The results were tangible. Pentucket Bank achieved full lifecycle visibility across its vendor base, improved vendor performance, and reduced overall third-party risk exposure. In addition, the bank strengthened its audit readiness, as regulators could review a clear trail of documentation and risk assessments. By expanding its vendor risk management strategy beyond financial indicators, Pentucket Bank not only met compliance requirements but also enhanced operational resilience and accountability (WolfPAC Solutions).
How Procurement Data Strengthens Risk Oversight
Procurement data provides the evidence needed to evaluate vendor risk in a structured way. Delivery performance, invoice accuracy, contract compliance, and dispute resolution history all form part of a supplier’s risk profile. When integrated with financial and cyber assessments, this data gives organizations a complete view of vendor reliability.
Analytics applied to procurement data also improve foresight. Identifying patterns in late deliveries or recurring disputes reveals risks that may not appear in financial reports. This proactive approach enables procurement teams to intervene before problems escalate into costly disruptions.
The Strategic Value of Holistic Vendor Risk Management
Taking vendor risk management outside of finance gives you a competitive edge in addition to protection. Resilient supply chains enable businesses to bounce back from interruptions and adjust to changes in the market more quickly. Relationships are also strengthened by transparent vendor control since suppliers respect customers who place a high emphasis on cooperation and accountability.

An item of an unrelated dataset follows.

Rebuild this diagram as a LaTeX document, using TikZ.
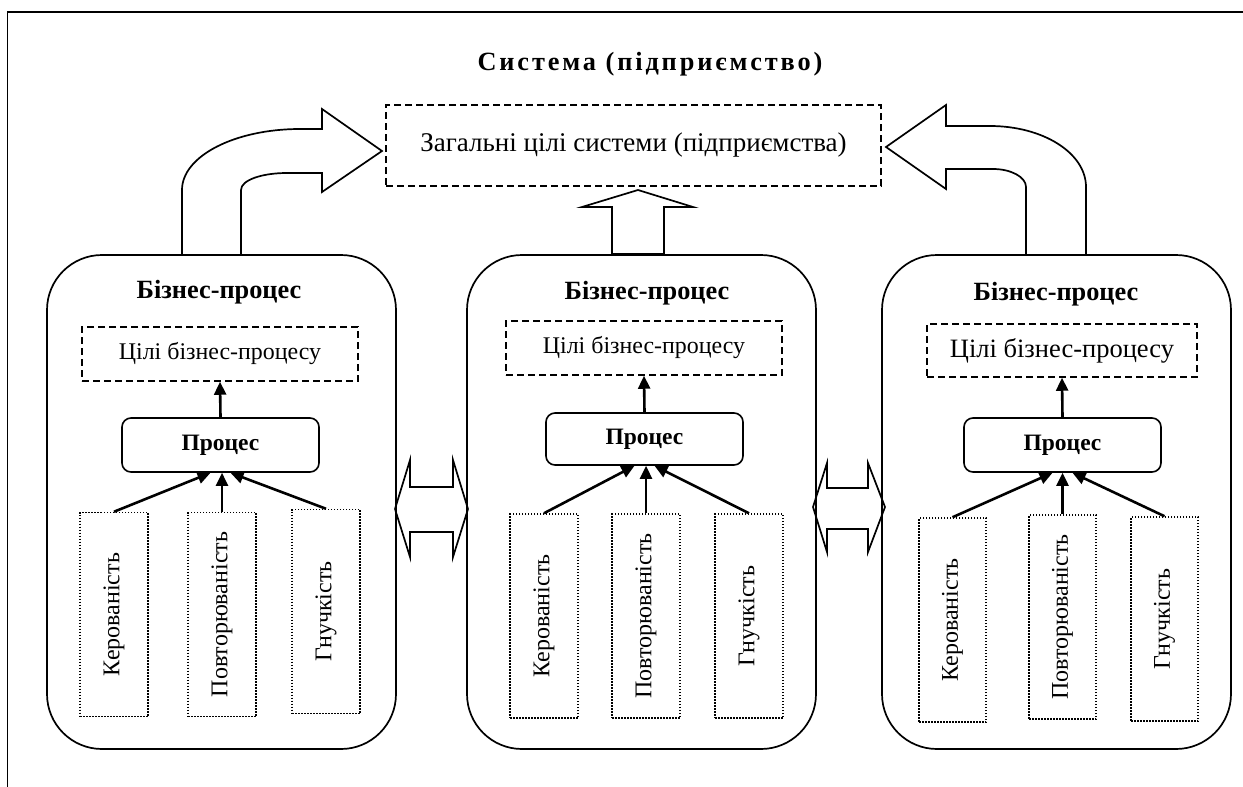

Holistic vendor risk management is emerging as a key component of corporate strategy as companies come under more and more scrutiny from investors, consumers, and regulators. Procurement guarantees that firms are not only financially safe but also operationally and reputationally robust by addressing risks across operational, cyber, compliance, and ESG dimensions.

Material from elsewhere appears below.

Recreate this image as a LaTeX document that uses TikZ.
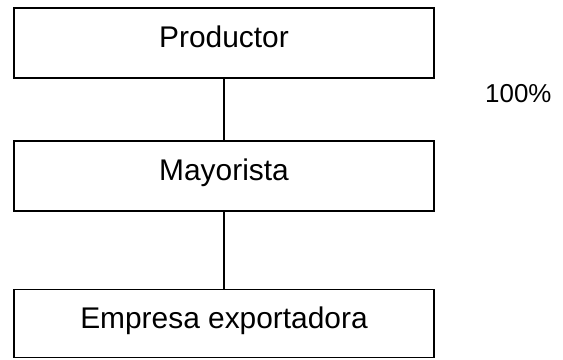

Frequently Asked Questions (FAQs)
What is vendor risk management?
Vendor risk management is the process of identifying, evaluating, and mitigating risks introduced by third-party suppliers and service providers.
Why is vendor risk management important?
It is important because vendors can create risks beyond finance, including operational disruptions, cybersecurity breaches, and compliance violations.
How to automate vendor risk management?
Automation involves using risk dashboards, monitoring software, and centralized data systems that issue alerts for anomalies or compliance lapses.
What are vendor risk management best practices?
Best practices include vendor segmentation, continuous monitoring, cross-department collaboration, and embedding compliance checks into procurement workflows.
How to create a vendor risk management policy?
A policy should define risk categories, outline assessment procedures, set review intervals, and assign accountability across departments.